John Armijo

Personal information
- Full name: John Sebastián Armijo Armijo
- Date of birth: 8 November 1981 (age 44)
- Place of birth: Cerrillos, Chile

Team information
- Current team: Unión La Calera (manager)

Managerial career
- Years: Team
- 2016–2019: O'Higgins (youth)
- 2017–2022: Colegio Marista
- 2017: O'Higgins (interim)
- 2018–2019: O'Higgins (assistant)
- 2020–2021: Deportes Melipilla
- 2021–2022: Barnechea
- 2023–2024: Deportes Antofagasta
- 2025–2026: Deportes Santa Cruz
- 2026–: Unión La Calera

= John Armijo =

Chilean football manager

John Sebastián Armijo Armijo (born 8 November 1981) is a Chilean football manager. He is the current manager of Unión La Calera.

==Career==
Born in Cerrillos, Santiago, Armijo started his career as a fitness coach and joined Marcelo Bielsa's staff in the Chile national team, in 2007 as an assistant to fitness coach Luis María Bonini. He left the staff in 2010 after the 2010 FIFA World Cup, and subsequently worked as a fitness coach at Universidad Católica, O'Higgins, Santiago Wanderers, Cobreloa and Unión Española.

Armijo returned to O'Higgins in 2016 after acquiring his coaching license, and was named manager of the club's youth categories. On 1 August 2017, he was named interim manager after the resignation of Cristián Arán, He stayed in the role for two matches, and subsequently became an assistant of newly appointed Gabriel Milito.

After leaving O'Higgins in 2019, Armijo subsequently worked as a head of youth development at Barnechea before being named manager of Primera B side Deportes Melipilla on 16 December 2020. He led the club to the promotion play-offs, where his side achieved promotion after defeating Unión San Felipe on penalties.

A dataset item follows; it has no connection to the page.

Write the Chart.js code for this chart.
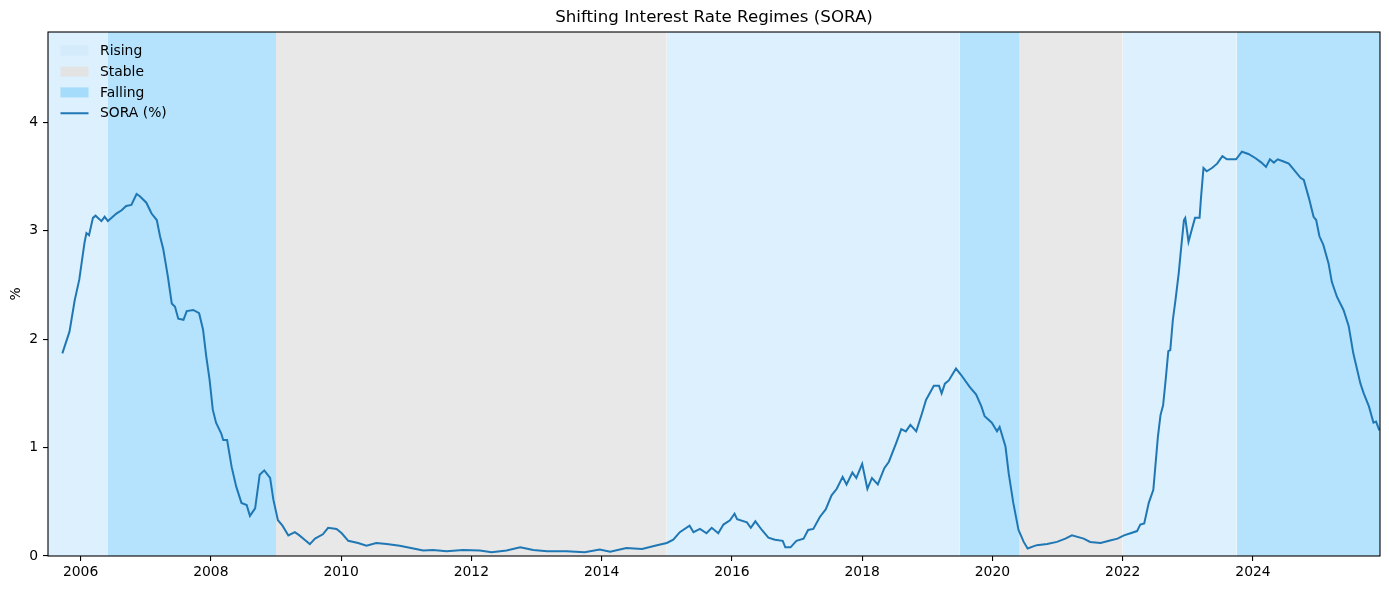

In 2023, Armijo assumed as manager of Deportes Antofagasta. He was sacked in June 2024 for ambiguous reasons. After a brief stint as sport manager of Bolivian club GV San José, he was appointed manager of Deportes Santa Cruz. He was released in April 2026.

==Other works==
At the same time that he worked as manager of Barnechea, he performed as a football commentator and tactical analyst for both the digital media Redgol and the TV channel Vive from VTR.